My (amateurish) guess to these questions would be "yes": Xbox Series S exists and as long as a game runs, say, at 1440p on Series S, it should run at 1080p (upscaled via DLSS from a lower resolution and at moderately lower settings) on Switch 2. Personally that would be fine for me, I'm not an expert, though. I don't expect a port of Final Fantasy VII Rebirth, but if most games can run well on Switch 2, that would be fine in my opinion. Wouldn't the gap between Series S and Switch 2 be a lot closer than the gap between PS4 and Switch 1 in that case? 

I honestly think the "diminishing returns" thingy about graphical fidelity is true.
Its a curve, not a straigt line..... which means on the lower end, your "paying" less
for the image quality rendered vs at the topend (in terms of how graphically demanding it is to render).

Minor improvements, takeing on drastically more resources... and stuff like raytraceing (which while pretty, is insanely demanding).

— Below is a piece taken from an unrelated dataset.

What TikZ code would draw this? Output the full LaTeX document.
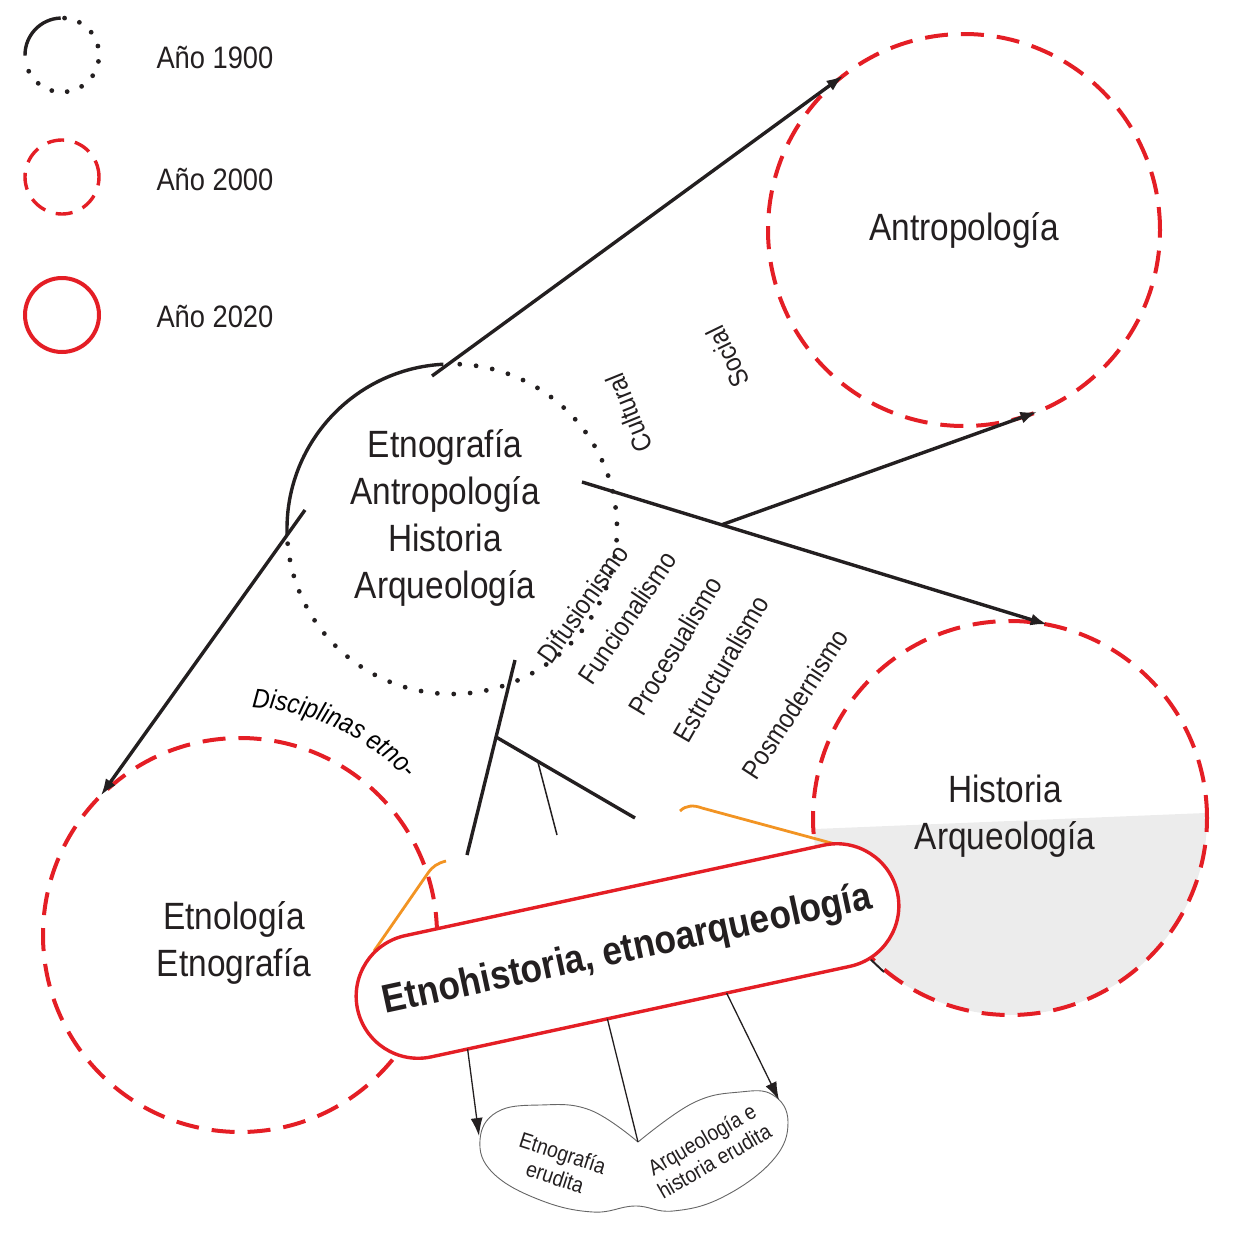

Yes a Switch 2, should be able to play 3rd party titles, probably better than the first Switch did, and with less noticeable drawbacks compairably.

It also helps your launching "mid" gen, after Playstation and Xbox, to compete with their hardware.

I think a bigger issue, might be the Ram pool, and how large the cartridges for the Switch are.
Alot of games nowadays are 100+ GB, now alot of that is high quality textures.... which you can downgrade, for a Switch 2, if it doesnt have the GPU grunt to make use of it anyways (like the Switch)... however theres just no way 32 GB sized cartridges is going to be enough.

Hopefully Nintendo has ones upto 64-128gb for the Switch 2.
Either that, or we return to the PS1 days.....

"please insert disk 1, to continue"  (cartridge 1)



I think people really need to understand resolution is just one piece of visuals. Many other factors include fps, texture quality, anisotropic filtering, lighting, shadows, reflections, SSAA, etc. All of which eat memory bandwidth.

Point being 1080p 120 fps ultra settings versus 1440p 30 fps low settings.... not a contest. The former wins by a landslide.

Resolution is being given too much emphasis.